Ice rafting history from the Spitsbergen ice cap over the last 200 kyr

Abstract

Three piston cores taken from the mid to upper continental slope of the Spitsbergen margin have been used to elucidate the calving history of the Spitsbergen ice mass for the last 200 kyr. The abundance of clasts larger than 2 mm was used as a measure of ice rafted detritus (IRD) in the cores, these clasts were counted from X-ray photographs. The fraction coarser than 63 μm was also measured and compared to the clast counts to assess the validity of this parameter as a measure of IRD content. The correlation between clast counts and the fraction >63 μm was poor, and it was concluded that the fraction >63 μm was a poor measure of IRD in the Spitsbergen cores. In cores close to a major continental landmass, or from an area of steep submarine relief the fraction >63 μm is likely to be affected by factors other than ice rafting alone. The IRD peaks identified in this study were thought to be produced by the following; Advance of the Spitsbergen ice cap during periods of increased moisture supply during interstadial periods (mid stage 5 and stage 3); Disintegration of a large ice mass on the continental shelf during deglaciations (stages 6/5e, 5b/5a and 2/1 boundaries); Summer melting of a large ice mass during glacial periods (stage 6). A good correlation was found between interpreted ice advances from IRD input to the Spitsbergen margin and postulated ice advances from terrestrial evidence. The IRD peaks found from the Spitsbergen margin appear to be produced by a different mechanism from that proposed for the production of the Heinrich layers of the North Atlantic. These are thought to be produced by the collapse of the Laurentide ice sheet once it reaches a threshold size.

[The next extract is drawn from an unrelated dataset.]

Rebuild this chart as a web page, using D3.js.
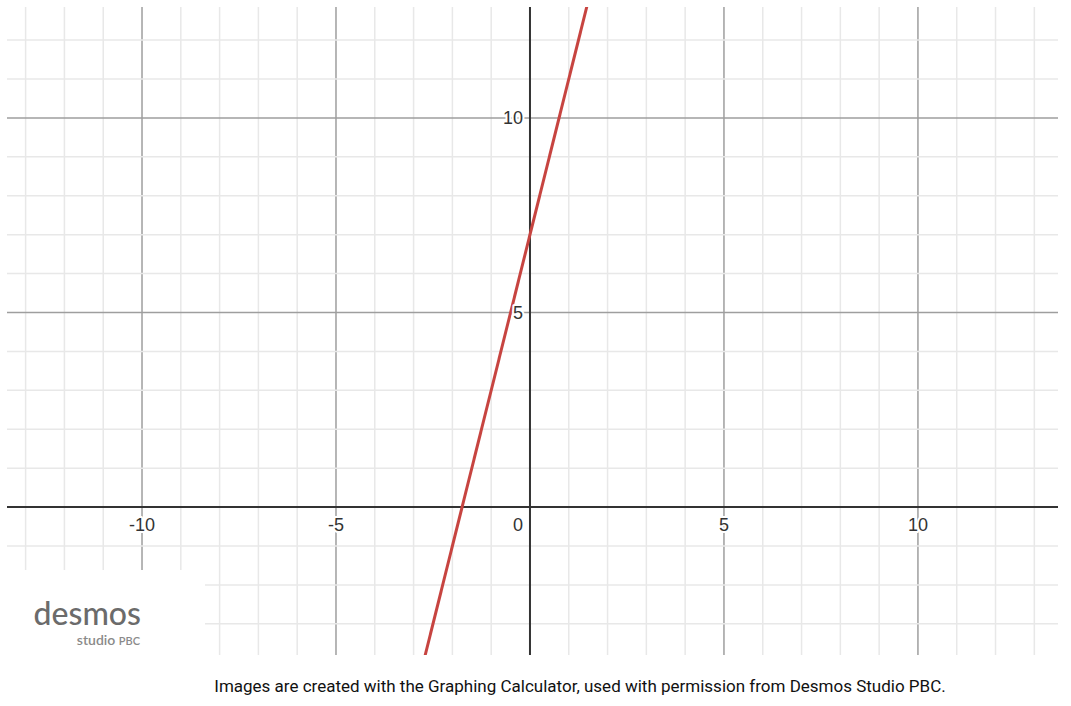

Correlation of Heinrich layers produced from a mid-latitude ice sheet with the IRD events of the Norwegian-Greenland Sea is not possible due to their different mechanism of formation. In fact, there is possibly an antiphase relationship as Heinrich layers are formed mainly during glacial periods, whereas IRD peaks in the Greenland Sea are produced during periods of rapid ice advance when moisture supply is high (when relatively warm Atlantic waters enter the Norwegian-Greenland Sea during interstadial periods), as well as during melting events.